L'article 5 avait pourtant été réécrit, comme vous le savez, pour tenir compte des recommandations de la CNIL et du Conseil d'État, comme des observations du Sénat.
Les garanties juridiques constitutionnelles et même conventionnelles de protection des libertés publiques ont rétabli un lien fort, mais extrêmement encadré, de nature à apaiser toutes les inquiétudes. Dois-je rappeler une nouvelle fois ces garanties ? Le nombre d'empreintes avait été limité à deux, la reconnaissance faciale explicitement exclue et l'accès à la base sur réquisition judiciaire restreint aux seules infractions liées à l'usurpation d'identité et à la recherche de corps de victimes de catastrophes collectives et naturelles.
Nous étions ainsi parvenus, me semble-t-il, à un texte d'équilibre, apte à garantir à la fois la protection de l'identité de nos concitoyens et les libertés publiques.
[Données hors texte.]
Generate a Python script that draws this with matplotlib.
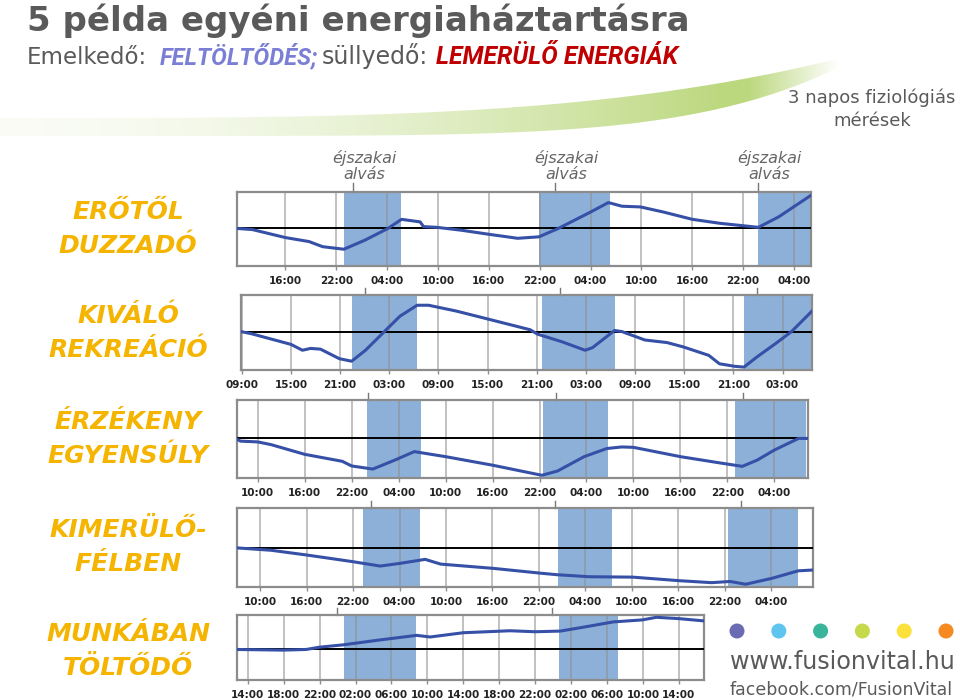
import matplotlib
matplotlib.use('Agg')
import matplotlib.pyplot as plt
import matplotlib.transforms as mtransforms
from matplotlib.path import Path
from matplotlib.patches import PathPatch, Circle
import numpy as np

W, H = 960, 700

# hours counted from midnight of the first measurement day, values relative to the start level
p1_hours = [10.3, 12.1, 16.0, 18.8, 20.4, 22.9, 25.4, 28.1, 29.7, 31.9, 32.3, 33.9, 36.8, 40.0, 43.4, 45.9,
            48.2, 52.0, 54.1, 55.7, 57.9, 60.6, 64.0, 67.3, 70.2, 71.8, 74.2, 78.0]
p1_vals = [0.0, -0.03, -0.25, -0.36, -0.50, -0.57, -0.32, 0.0, 0.25, 0.18, 0.05, 0.03, -0.05, -0.16, -0.27, -0.23,
           0.0, 0.45, 0.71, 0.61, 0.59, 0.45, 0.25, 0.14, 0.07, 0.03, 0.32, 0.91]
p1_sleep = [(22.9, 29.6), (45.9, 54.3), (71.7, 78.0)]
p1_ticks = [16, 22, 28, 34, 40, 46, 52, 58, 64, 70, 76]
p1_notes = [24.0, 47.8, 71.8]

p2_hours = [8.9, 10.2, 15.0, 16.4, 17.4, 18.6, 20.9, 22.4, 24.1, 26.4, 28.3, 30.4, 31.8, 35.2, 39.8, 44.2, 45.1,
            48.1, 50.9, 51.8, 54.5, 55.4, 58.2, 60.9, 62.9, 66.0, 67.3, 69.2, 70.3, 71.9, 74.2, 76.1, 78.6]
p2_vals = [0.0, -0.06, -0.35, -0.51, -0.46, -0.48, -0.74, -0.81, -0.51, 0.0, 0.42, 0.72, 0.72, 0.56, 0.30, 0.05, -0.07,
           -0.28, -0.51, -0.44, 0.03, 0.0, -0.23, -0.30, -0.42, -0.65, -0.88, -0.95, -0.97, -0.69, -0.32, 0.0, 0.56]
p2_sleep = [(22.4, 30.4), (45.6, 54.6), (70.3, 78.6)]
p2_ticks = [9, 15, 21, 27, 33, 39, 45, 51, 57, 63, 69, 75]
p2_notes = [24.0, 47.8, 71.9]

p3_hours = [7.35, 7.8, 10.0, 11.7, 16.0, 20.8, 22.0, 24.7, 27.5, 30.0, 34.0, 40.0, 46.3, 48.3, 51.7, 54.6, 56.5,
            58.0, 64.0, 69.0, 71.9, 73.8, 76.0, 79.1, 80.3]
p3_vals = [-0.02, -0.07, -0.09, -0.16, -0.41, -0.59, -0.71, -0.79, -0.56, -0.34, -0.47, -0.69, -0.95, -0.84, -0.47,
           -0.26, -0.22, -0.23, -0.47, -0.63, -0.72, -0.56, -0.30, 0.0, 0.0]
p3_sleep = [(24.0, 30.8), (46.5, 54.8), (71.0, 80.1)]
p3_ticks = [10, 16, 22, 28, 34, 40, 46, 52, 58, 64, 70, 76]
p3_notes = [24.1, 48.1, 72.0]

p4_hours = [7.0, 11.4, 16.0, 22.0, 25.5, 28.1, 31.3, 33.3, 40.2, 46.2, 48.4, 52.5, 58.1, 64.1, 68.3, 70.7, 72.7,
            76.1, 79.5, 81.4]
p4_vals = [0.0, -0.06, -0.18, -0.35, -0.46, -0.39, -0.29, -0.41, -0.52, -0.64, -0.68, -0.73, -0.74, -0.83, -0.88,
           -0.85, -0.92, -0.77, -0.58, -0.56]
p4_sleep = [(23.3, 30.7), (48.4, 55.4), (70.4, 79.4)]
p4_ticks = [10, 16, 22, 28, 34, 40, 46, 52, 58, 64, 70, 76]
p4_notes = [24.3, 48.1, 72.1]

p5_hours = [12.8, 17.9, 20.5, 22.0, 24.6, 28.7, 32.8, 34.3, 38.0, 43.2, 46.0, 48.8, 51.4, 54.7, 57.9, 59.5, 62.0, 64.8]
p5_vals = [-0.02, -0.04, -0.02, 0.05, 0.12, 0.27, 0.41, 0.36, 0.49, 0.55, 0.52, 0.54, 0.66, 0.82, 0.88, 0.96, 0.92,
           0.85]
p5_sleep = [(24.7, 32.7), (48.7, 55.2)]
p5_ticks = [14, 18, 22, 26, 30, 34, 38, 42, 46, 50, 54, 58, 62]
p5_notes = [23.9, 47.9]

categories = ["ERŐTŐL\nDUZZADÓ", "KIVÁLÓ\nREKREÁCIÓ", "ÉRZÉKENY\nEGYENSÚLY", "KIMERÜLŐ-\nFÉLBEN", "MUNKÁBAN\nTÖLTŐDŐ"]
dot_colors = ['#6B6BB3', '#5EC5EF', '#3AB59C', '#C5D94B', '#FDE13B', '#F6891F']

# panel boxes in pixels (left, top, right, bottom) and y ranges
boxes = [(237, 192, 811, 266), (241, 295, 812, 370), (237, 400, 808, 478), (237, 508, 813, 587), (237, 615, 704, 680)]
ylims = [(-1.03, 1.0), (-1.05, 1.0), (-1.02, 0.99), (-0.99, 1.01), (-0.95, 1.03)]

fig = plt.figure(figsize=(9.6, 7.0), dpi=100)
bg = fig.add_axes([0, 0, 1, 1])
bg.set_xlim(0, W)
bg.set_ylim(H, 0)
bg.axis('off')

# green swoosh behind the heading
sx = np.linspace(0, 840, 120)
top = 118 - 55 * (sx / 820) ** 3.5
bot = 136 - 60 * (sx / 820) ** 6
verts = list(zip(sx, top)) + list(zip(sx[::-1], bot[::-1]))
clip = PathPatch(Path(verts), facecolor='none', edgecolor='none', transform=bg.transData)
bg.add_patch(clip)
gx = np.linspace(0, 840, 400)
alpha = (0.08 + 0.92 * np.clip(gx / 720, 0, 1) ** 1.8) * np.clip((840 - gx) / 90, 0, 1)
img = np.zeros((60, len(gx), 4))
img[..., 0] = 0.74
img[..., 1] = 0.85
img[..., 2] = 0.50
img[..., 3] = alpha[None, :]
im = bg.imshow(img, extent=(0, 840, 140, 55), aspect='auto', zorder=0)
im.set_clip_path(clip)
bg.set_xlim(0, W)
bg.set_ylim(H, 0)

gray = '#5a5a5a'
bg.text(27, 31, "5 példa egyéni energiaháztartásra", fontsize=24.5, fontweight='bold', color=gray, va='baseline')
bg.text(27, 64, "Emelkedő:", fontsize=16.5, color=gray, va='baseline')
bg.text(160, 64, "FELTÖLTŐDÉS;", fontsize=17, fontweight='bold', style='italic', color='#7A7FD5',
        family='Roboto', va='baseline')
bg.text(322, 64, "süllyedő:", fontsize=17, color=gray, va='baseline')
bg.text(436, 64, "LEMERÜLŐ ENERGIÁK", fontsize=17.8, fontweight='bold', style='italic', color='#C00000',
        family='Roboto', va='baseline')

bg.text(872, 98, "3 napos fiziológiás", fontsize=13, color=gray, ha='center', va='center')
bg.text(872, 121, "mérések", fontsize=13, color=gray, ha='center', va='center')

label_y = [229, 333, 439, 547, 651]
for name, yc in zip(categories, label_y):
    l1, l2 = name.split("\n")
    bg.text(128, yc - 17, l1, fontsize=18, fontweight='bold', style='italic', color='#F4B400', ha='center', va='center')
    bg.text(128, yc + 17, l2, fontsize=18, fontweight='bold', style='italic', color='#F4B400', ha='center', va='center')

for i, c in enumerate(dot_colors):
    bg.add_patch(Circle((737 + i * 41.8, 631), 7.5, color=c, lw=0))
bg.text(730, 662, "www.fusionvital.hu", fontsize=17.2, color=gray, ha='left', va='center')
bg.text(730, 689, "facebook.com/FusionVital", fontsize=12.5, color=gray, ha='left', va='center')

panels = [(p1_hours, p1_vals, p1_sleep, p1_ticks, p1_notes),
          (p2_hours, p2_vals, p2_sleep, p2_ticks, p2_notes),
          (p3_hours, p3_vals, p3_sleep, p3_ticks, p3_notes),
          (p4_hours, p4_vals, p4_sleep, p4_ticks, p4_notes),
          (p5_hours, p5_vals, p5_sleep, p5_ticks, p5_notes)]

for k, (hours, vals, sleep, ticks, notes) in enumerate(panels):
    x0, y0, x1, y1 = boxes[k]
    ax = fig.add_axes([x0 / W, 1 - y1 / H, (x1 - x0) / W, (y1 - y0) / H])
    ax.set_xlim(hours[0], hours[-1])
    ax.set_ylim(*ylims[k])
    for a, b in sleep:
        ax.axvspan(a, b, color='#8DB0D9', lw=0, zorder=1)
    for t in ticks:
        ax.axvline(t, color='#8f8f8f', lw=1.1, alpha=0.7, zorder=2)
    ax.axhline(0, color='black', lw=1.4, zorder=3)
    ax.plot(hours, vals, color='#3550A6', lw=2.2, zorder=4, solid_joinstyle='round')
    ax.set_yticks([])
    ax.set_xticks(ticks)
    ax.set_xticklabels(["%02d:00" % (t % 24) for t in ticks], fontsize=7.5, fontweight='bold', color='#222222')
    ax.tick_params(axis='x', length=3, width=1, color='#8f8f8f', pad=4)
    for s in ax.spines.values():
        s.set_color('#8c8c8c')
        s.set_linewidth(1.6)
    trans = mtransforms.blended_transform_factory(ax.transData, ax.transAxes)
    if k == 0:
        for n in notes:
            ax.plot([n, n], [1.0, 1.12], color='#777777', lw=1, transform=trans, clip_on=False)
            ax.text(n + 1.3, 1.35, "éjszakai\nalvás", transform=trans, fontsize=11.5, style='italic',
                    color='#666666', ha='center', va='center', linespacing=1.05)
    else:
        for n in notes:
            ax.plot([n, n], [1.0, 1.0 + 7 / (y1 - y0)], color='#777777', lw=1, transform=trans, clip_on=False)

fig.savefig('out.png', dpi=100)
Nonobstant cette ouverture et cet effort de conciliation, que plusieurs orateurs, de droite comme de gauche, ont d'ailleurs reconnu, la commission mixte paritaire a rétabli purement et simplement le lien faible, sacrifiant – je n'hésite pas à le dire – les victimes de fraude à l'identité.
Combien de fois faudra-t-il donc répéter que le lien faible n'offre aucune possibilité de retrouver l'identité d'un usurpateur qui se serait introduit dans la base, ni d'identifier un cadavre ? Cette perméabilité à la fraude, doublée de l'impunité dont est quasiment assuré le fraudeur – il faudrait une centaine d'enquêtes de police pour identifier un seul fraudeur, ce qui, rapporté au taux annuel de fraudes identitaires, qu'on peut estimer à une centaine de milliers, donne un total de 10 millions d'enquêtes de police annuelles – ne garantit pas non plus à 100 % la sécurité de l'identité de nos concitoyens.
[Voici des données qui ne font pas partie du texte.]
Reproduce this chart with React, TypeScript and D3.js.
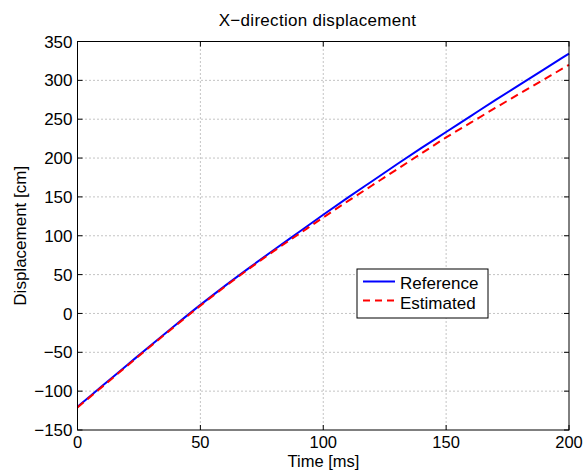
import React from "react";
import * as d3 from "d3";

const timeMs = [0, 10, 20, 30, 40, 50, 60, 70, 80, 90, 100, 110, 120, 130, 140, 150, 160, 170, 180, 190, 200];
const referenceCm = [-120, -93.5, -67, -40.5, -14.5, 11, 35.5, 59, 82, 104.5, 127, 149, 170.5, 192, 213, 233.5, 254, 274.5, 294.5, 314.5, 334.5];
const estimatedCm = [-121, -94.5, -68, -41.5, -15.5, 10, 34.5, 58, 80.5, 102, 123.5, 144.5, 165, 185.5, 206, 226.5, 245.5, 264.5, 283, 301.5, 320];
const xTicks = [0, 50, 100, 150, 200];
const yTicks = [-150, -100, -50, 0, 50, 100, 150, 200, 250, 300, 350];
const seriesNames = ["Reference", "Estimated"];

const W = 583;
const H = 470;
const L = 77.5;
const R = 569;
const T = 41.5;
const B = 430;
const FONT = "'Liberation Sans', Arial, Helvetica, sans-serif";
const FS = 17;

export default function App() {
  const x = d3.scaleLinear().domain([0, 200]).range([L, R]);
  const y = d3.scaleLinear().domain([-150, 350]).range([B, T]);
  const line = d3
    .line<number>()
    .x((_, i) => x(timeMs[i]))
    .y((d) => y(d))
    .curve(d3.curveMonotoneX);
  const tick = 5;
  return (
    <svg width={W} height={H} style={{ position: "absolute", left: 0, top: 0, background: "#fff" }} fontFamily={FONT}>
      <rect x={0} y={0} width={W} height={H} fill="#fff" />
      {xTicks.slice(1, -1).map((t) => (
        <line key={"gx" + t} x1={x(t)} x2={x(t)} y1={T} y2={B} stroke="#888" strokeWidth={1} strokeDasharray="1,3" />
      ))}
      {yTicks.slice(1, -1).map((t) => (
        <line key={"gy" + t} x1={L} x2={R} y1={y(t)} y2={y(t)} stroke="#888" strokeWidth={1} strokeDasharray="1,3" />
      ))}
      {xTicks.map((t) => (
        <g key={"tx" + t}>
          <line x1={x(t)} x2={x(t)} y1={B} y2={B - tick} stroke="#000" />
          <line x1={x(t)} x2={x(t)} y1={T} y2={T + tick} stroke="#000" />
          <text x={x(t)} y={447.5} textAnchor="middle" fontSize={16.5} fill="#000">
            {t}
          </text>
        </g>
      ))}
      {yTicks.map((t) => (
        <g key={"ty" + t}>
          <line x1={L} x2={L + tick} y1={y(t)} y2={y(t)} stroke="#000" />
          <line x1={R} x2={R - tick} y1={y(t)} y2={y(t)} stroke="#000" />
          <text x={72.5} y={y(t)} dy="0.36em" textAnchor="end" fontSize={FS} fill="#000">
            {t < 0 ? "\u2212" + Math.abs(t) : t}
          </text>
        </g>
      ))}
      <path d={line(referenceCm) || ""} fill="none" stroke="#0000ff" strokeWidth={2} />
      <path d={line(estimatedCm) || ""} fill="none" stroke="#ff0000" strokeWidth={2} strokeDasharray="8,5" />
      <rect x={L} y={T} width={R - L} height={B - T} fill="none" stroke="#000" strokeWidth={1} />
      <text x={317.5} y={26} textAnchor="middle" fontSize={FS} letterSpacing={0.3} fill="#000">
        X{"\u2212"}direction displacement
      </text>
      <text x={323.5} y={467} textAnchor="middle" fontSize={16.5} fill="#000">
        Time [ms]
      </text>
      <text transform={`translate(26,${(T + B) / 2}) rotate(-90)`} textAnchor="middle" fontSize={FS} fill="#000">
        Displacement [cm]
      </text>
      <g>
        <rect x={357} y={269} width={131} height={49} fill="#fff" stroke="#000" strokeWidth={1} />
        <line x1={363} x2={395} y1={281.5} y2={281.5} stroke="#0000ff" strokeWidth={2} />
        <line x1={363} x2={395} y1={300.5} y2={300.5} stroke="#ff0000" strokeWidth={2} strokeDasharray="7,5" />
        <text x={400} y={288.5} fontSize={FS} fill="#000">
          {seriesNames[0]}
        </text>
        <text x={400} y={308.5} fontSize={FS} fill="#000">
          {seriesNames[1]}
        </text>
      </g>
    </svg>
  );
}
À quoi servirait-il d'instaurer une base centrale des données si l'on ne peut l'utiliser, alors même que l'on assortit cette base de toutes les garanties utiles ? La justice se trouverait, de ce fait, tout simplement privée d'un moyen efficace de confondre les délinquants.
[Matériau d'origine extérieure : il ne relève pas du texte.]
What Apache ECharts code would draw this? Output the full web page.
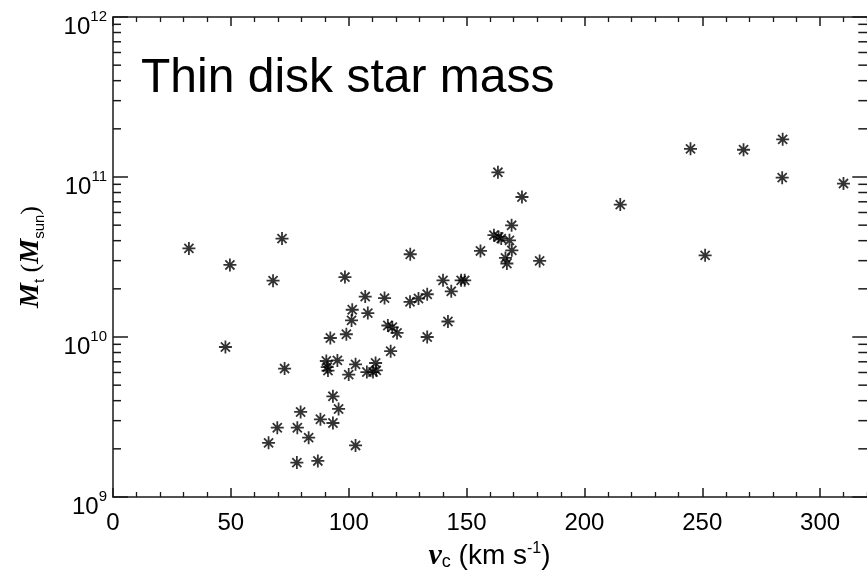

Chacun sait, en outre, que le lien faible n'a été adopté par aucun pays au monde, Israël y ayant renoncé à cause de son manque de fiabilité. Son inventeur lui-même le dénigre, le qualifiant de « système dégradé ». Le GIXEL, qui regroupe tous les fabricants français, considère pour sa part qu'il est impossible à mettre en oeuvre car il n'a tout simplement aucun sens.
Voilà pourquoi le texte de la commission mixte paritaire est inacceptable. Il n'aurait jamais dû être adopté. Aussi, mes chers collègues, vous invité-je à voter l'amendement présenté par le Gouvernement, qui vise à rétablir, non pas bien sûr le texte initial du projet, mais celui résultant de nos travaux en deuxième lecture – le seul, nous en avons la conviction, qui soit de nature à rassembler aussi bien les défenseurs des libertés que ceux qui oeuvrent pour une meilleure sécurité des Français, c'est-à-dire, j'ose l'espérer, nous tous. (Applaudissements sur les bancs du groupe UMP.)